>>

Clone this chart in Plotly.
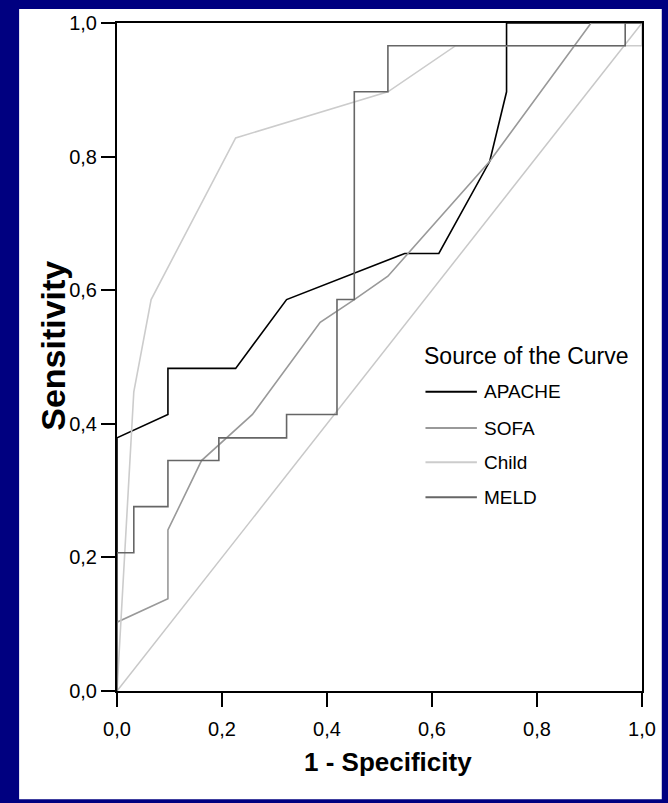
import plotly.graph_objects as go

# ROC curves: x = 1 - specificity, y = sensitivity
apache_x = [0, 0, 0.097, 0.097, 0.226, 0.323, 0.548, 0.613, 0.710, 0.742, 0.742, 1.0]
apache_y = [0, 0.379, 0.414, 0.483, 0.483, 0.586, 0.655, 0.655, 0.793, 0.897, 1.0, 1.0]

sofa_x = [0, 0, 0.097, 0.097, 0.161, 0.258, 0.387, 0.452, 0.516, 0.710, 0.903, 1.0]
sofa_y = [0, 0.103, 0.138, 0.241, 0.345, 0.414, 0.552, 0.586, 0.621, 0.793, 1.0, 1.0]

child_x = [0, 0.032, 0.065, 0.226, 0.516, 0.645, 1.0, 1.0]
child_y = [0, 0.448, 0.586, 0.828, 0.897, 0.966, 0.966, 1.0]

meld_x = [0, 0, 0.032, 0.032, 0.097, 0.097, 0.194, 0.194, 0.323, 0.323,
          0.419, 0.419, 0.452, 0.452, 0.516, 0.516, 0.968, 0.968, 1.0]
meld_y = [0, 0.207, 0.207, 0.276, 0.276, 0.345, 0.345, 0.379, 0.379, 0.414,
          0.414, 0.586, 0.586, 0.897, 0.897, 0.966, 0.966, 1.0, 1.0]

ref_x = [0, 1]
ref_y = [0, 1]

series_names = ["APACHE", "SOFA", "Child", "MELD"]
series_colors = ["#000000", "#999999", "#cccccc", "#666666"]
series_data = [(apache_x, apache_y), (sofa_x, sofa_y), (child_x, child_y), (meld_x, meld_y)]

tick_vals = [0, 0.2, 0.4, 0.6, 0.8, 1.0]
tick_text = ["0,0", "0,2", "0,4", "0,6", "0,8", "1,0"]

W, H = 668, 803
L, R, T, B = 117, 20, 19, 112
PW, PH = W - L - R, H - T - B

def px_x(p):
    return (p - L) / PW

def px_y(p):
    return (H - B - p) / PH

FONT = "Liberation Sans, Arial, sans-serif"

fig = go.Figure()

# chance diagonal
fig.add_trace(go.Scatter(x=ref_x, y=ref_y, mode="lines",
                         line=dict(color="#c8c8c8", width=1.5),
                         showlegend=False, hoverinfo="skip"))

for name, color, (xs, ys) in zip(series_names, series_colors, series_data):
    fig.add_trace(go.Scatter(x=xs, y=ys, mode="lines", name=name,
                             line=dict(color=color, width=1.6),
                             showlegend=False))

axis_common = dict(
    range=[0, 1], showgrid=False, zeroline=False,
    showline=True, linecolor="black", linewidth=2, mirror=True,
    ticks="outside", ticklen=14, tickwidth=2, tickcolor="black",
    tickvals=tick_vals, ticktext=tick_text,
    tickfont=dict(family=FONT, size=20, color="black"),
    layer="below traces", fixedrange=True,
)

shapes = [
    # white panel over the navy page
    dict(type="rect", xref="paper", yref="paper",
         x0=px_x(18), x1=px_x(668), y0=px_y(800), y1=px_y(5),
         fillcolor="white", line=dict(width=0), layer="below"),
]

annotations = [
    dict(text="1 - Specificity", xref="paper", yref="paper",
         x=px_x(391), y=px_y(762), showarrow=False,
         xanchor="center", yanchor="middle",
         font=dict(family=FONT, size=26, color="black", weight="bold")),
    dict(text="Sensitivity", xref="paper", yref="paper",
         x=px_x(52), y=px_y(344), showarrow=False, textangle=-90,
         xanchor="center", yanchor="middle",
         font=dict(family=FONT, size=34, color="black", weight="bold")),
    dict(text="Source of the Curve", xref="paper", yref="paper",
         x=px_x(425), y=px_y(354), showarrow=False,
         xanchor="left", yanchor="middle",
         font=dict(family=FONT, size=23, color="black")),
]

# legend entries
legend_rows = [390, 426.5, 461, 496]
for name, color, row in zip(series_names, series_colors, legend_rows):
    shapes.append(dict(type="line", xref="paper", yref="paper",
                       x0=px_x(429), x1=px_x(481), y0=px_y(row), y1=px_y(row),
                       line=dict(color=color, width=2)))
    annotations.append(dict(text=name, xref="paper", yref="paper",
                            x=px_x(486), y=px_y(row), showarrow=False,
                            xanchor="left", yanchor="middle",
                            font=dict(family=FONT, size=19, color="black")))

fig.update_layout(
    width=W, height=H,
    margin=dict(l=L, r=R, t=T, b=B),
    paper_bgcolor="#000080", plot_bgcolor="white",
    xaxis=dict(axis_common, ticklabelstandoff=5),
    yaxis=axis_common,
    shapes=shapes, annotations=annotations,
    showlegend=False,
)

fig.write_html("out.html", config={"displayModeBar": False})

<<

#### [Written task]
Copy nothing but the lines from the first one in the listing through the line with "0.897, 1.0, 1.0]", and omit the pictures.

#### [Task answer]
Clone this chart in Plotly.
import plotly.graph_objects as go

# ROC curves: x = 1 - specificity, y = sensitivity
apache_x = [0, 0, 0.097, 0.097, 0.226, 0.323, 0.548, 0.613, 0.710, 0.742, 0.742, 1.0]
apache_y = [0, 0.379, 0.414, 0.483, 0.483, 0.586, 0.655, 0.655, 0.793, 0.897, 1.0, 1.0]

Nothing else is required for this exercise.